» SOURCE DATA
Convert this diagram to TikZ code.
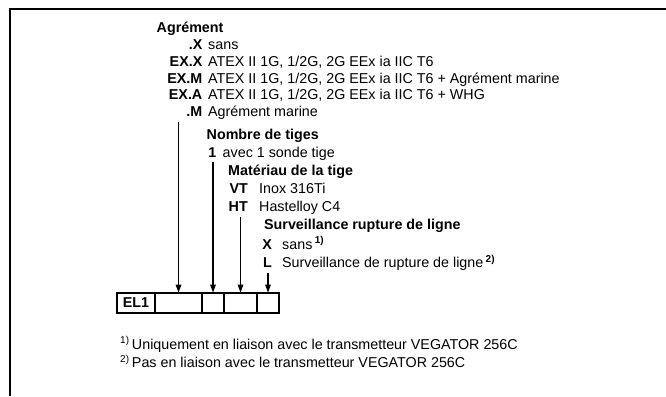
\documentclass[tikz,border=0pt]{standalone}
\usepackage{fontspec}
\setmainfont{Liberation Sans}
\usetikzlibrary{positioning,arrows.meta}
\newcommand{\refmark}[1]{\,\textsuperscript{\bfseries #1)}}
\newcommand{\notemark}[1]{\textsuperscript{#1)}\,}
\newcommand{\bodyfont}{\fontsize{14.3}{16}\selectfont}

\begin{document}
\begin{tikzpicture}[x=1pt,y=-1pt,>={Stealth[length=8pt,width=5.5pt,inset=0pt]},
  every node/.style={inner sep=0pt,font=\bodyfont},
  head/.style={anchor=base west,font=\bodyfont\bfseries},
  code/.style={anchor=base east,font=\bodyfont\bfseries},
  txt/.style={anchor=base west},
  cell/.style={draw,line width=2pt,outer sep=0pt,inner sep=0pt,minimum height=20.5pt},
  feed/.style={->,line width=1.3pt}]
\useasboundingbox (0,0) rectangle (666,396);
% frame
\draw[line width=2.5pt] (10,396) -- (10,9) -- (666,9);

% Agrement
\node[head] (hAgr) at (156.5,32.5) {Agrément};
\node[code] (kX) at (202.5,50) {.X};
\node[txt] (dX) at (208,50) {sans};
\node[code] (kEXX) at (202.5,66.5) {EX.X};
\node[txt] (dEXX) at (208,66.5) {ATEX II 1G, 1/2G, 2G EEx ia IIC T6};
\node[code] (kEXM) at (202.5,83) {EX.M};
\node[txt] (dEXM) at (208,83) {ATEX II 1G, 1/2G, 2G EEx ia IIC T6 + Agrément marine};
\node[code] (kEXA) at (202.5,99.5) {EX.A};
\node[txt] (dEXA) at (208,99.5) {ATEX II 1G, 1/2G, 2G EEx ia IIC T6 + WHG};
\node[code] (kM) at (202.5,116.3) {.M};
\node[txt] (dM) at (208,116.3) {Agrément marine};

% Nombre de tiges
\node[head] (hNb) at (206.5,139.5) {Nombre de tiges};
\node[code] (k1) at (216.5,157) {1};
\node[txt] (d1) at (222.5,157) {avec 1 sonde tige};

% Materiau
\node[head] (hMat) at (228,175) {Matériau de la tige};
\node[code] (kVT) at (248,193) {VT};
\node[txt] (dVT) at (259,193) {Inox 316Ti};
\node[code] (kHT) at (248,211) {HT};
\node[txt] (dHT) at (259,211) {Hastelloy C4};

% Surveillance
\node[head] (hSur) at (264,229.5) {Surveillance rupture de ligne};
\node[code] (kSX) at (272,249) {X};
\node[txt] (dSX) at (282,249) {sans\refmark{1}};
\node[code] (kSL) at (272,267.5) {L};
\node[txt] (dSL) at (282,267.5) {Surveillance de rupture de ligne\refmark{2}};

% type code
\node[cell,minimum width=38pt,anchor=west,font=\bodyfont\bfseries] (el) at (117,302.9) {EL1};
\node[cell,minimum width=47pt,right=0pt of el] (c1) {};
\node[cell,minimum width=22pt,right=0pt of c1] (c2) {};
\node[cell,minimum width=33pt,right=0pt of c2] (c3) {};
\node[cell,minimum width=22pt,right=0pt of c3] (c4) {};

\coordinate (a1) at (0,121.5);
\coordinate (a2) at (0,161.5);
\coordinate (a3) at (0,216.5);
\coordinate (a4) at (0,272.5);
\draw[feed] (c1.north |- a1) -- (c1.north);
\draw[feed] (c2.north |- a2) -- (c2.north);
\draw[feed] (c3.north |- a3) -- (c3.north);
\draw[feed] (c4.north |- a4) -- (c4.north);

% notes
\node[txt] (n1) at (120,349) {\notemark{1}Uniquement en liaison avec le transmetteur VEGATOR 256C};
\node[txt] (n2) at (120,367.5) {\notemark{2}Pas en liaison avec le transmetteur VEGATOR 256C};
\end{tikzpicture}
\end{document}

» SHORT PROBLEM
Leave out the pictures and output the rest of the material exactly as written.

» RIGHT ANSWER
Convert this diagram to TikZ code.
\documentclass[tikz,border=0pt]{standalone}
\usepackage{fontspec}
\setmainfont{Liberation Sans}
\usetikzlibrary{positioning,arrows.meta}
\newcommand{\refmark}[1]{\,\textsuperscript{\bfseries #1)}}
\newcommand{\notemark}[1]{\textsuperscript{#1)}\,}
\newcommand{\bodyfont}{\fontsize{14.3}{16}\selectfont}

\begin{document}
\begin{tikzpicture}[x=1pt,y=-1pt,>={Stealth[length=8pt,width=5.5pt,inset=0pt]},
  every node/.style={inner sep=0pt,font=\bodyfont},
  head/.style={anchor=base west,font=\bodyfont\bfseries},
  code/.style={anchor=base east,font=\bodyfont\bfseries},
  txt/.style={anchor=base west},
  cell/.style={draw,line width=2pt,outer sep=0pt,inner sep=0pt,minimum height=20.5pt},
  feed/.style={->,line width=1.3pt}]
\useasboundingbox (0,0) rectangle (666,396);
% frame
\draw[line width=2.5pt] (10,396) -- (10,9) -- (666,9);

% Agrement
\node[head] (hAgr) at (156.5,32.5) {Agrément};
\node[code] (kX) at (202.5,50) {.X};
\node[txt] (dX) at (208,50) {sans};
\node[code] (kEXX) at (202.5,66.5) {EX.X};
\node[txt] (dEXX) at (208,66.5) {ATEX II 1G, 1/2G, 2G EEx ia IIC T6};
\node[code] (kEXM) at (202.5,83) {EX.M};
\node[txt] (dEXM) at (208,83) {ATEX II 1G, 1/2G, 2G EEx ia IIC T6 + Agrément marine};
\node[code] (kEXA) at (202.5,99.5) {EX.A};
\node[txt] (dEXA) at (208,99.5) {ATEX II 1G, 1/2G, 2G EEx ia IIC T6 + WHG};
\node[code] (kM) at (202.5,116.3) {.M};
\node[txt] (dM) at (208,116.3) {Agrément marine};

% Nombre de tiges
\node[head] (hNb) at (206.5,139.5) {Nombre de tiges};
\node[code] (k1) at (216.5,157) {1};
\node[txt] (d1) at (222.5,157) {avec 1 sonde tige};

% Materiau
\node[head] (hMat) at (228,175) {Matériau de la tige};
\node[code] (kVT) at (248,193) {VT};
\node[txt] (dVT) at (259,193) {Inox 316Ti};
\node[code] (kHT) at (248,211) {HT};
\node[txt] (dHT) at (259,211) {Hastelloy C4};

% Surveillance
\node[head] (hSur) at (264,229.5) {Surveillance rupture de ligne};
\node[code] (kSX) at (272,249) {X};
\node[txt] (dSX) at (282,249) {sans\refmark{1}};
\node[code] (kSL) at (272,267.5) {L};
\node[txt] (dSL) at (282,267.5) {Surveillance de rupture de ligne\refmark{2}};

% type code
\node[cell,minimum width=38pt,anchor=west,font=\bodyfont\bfseries] (el) at (117,302.9) {EL1};
\node[cell,minimum width=47pt,right=0pt of el] (c1) {};
\node[cell,minimum width=22pt,right=0pt of c1] (c2) {};
\node[cell,minimum width=33pt,right=0pt of c2] (c3) {};
\node[cell,minimum width=22pt,right=0pt of c3] (c4) {};

\coordinate (a1) at (0,121.5);
\coordinate (a2) at (0,161.5);
\coordinate (a3) at (0,216.5);
\coordinate (a4) at (0,272.5);
\draw[feed] (c1.north |- a1) -- (c1.north);
\draw[feed] (c2.north |- a2) -- (c2.north);
\draw[feed] (c3.north |- a3) -- (c3.north);
\draw[feed] (c4.north |- a4) -- (c4.north);

% notes
\node[txt] (n1) at (120,349) {\notemark{1}Uniquement en liaison avec le transmetteur VEGATOR 256C};
\node[txt] (n2) at (120,367.5) {\notemark{2}Pas en liaison avec le transmetteur VEGATOR 256C};
\end{tikzpicture}
\end{document}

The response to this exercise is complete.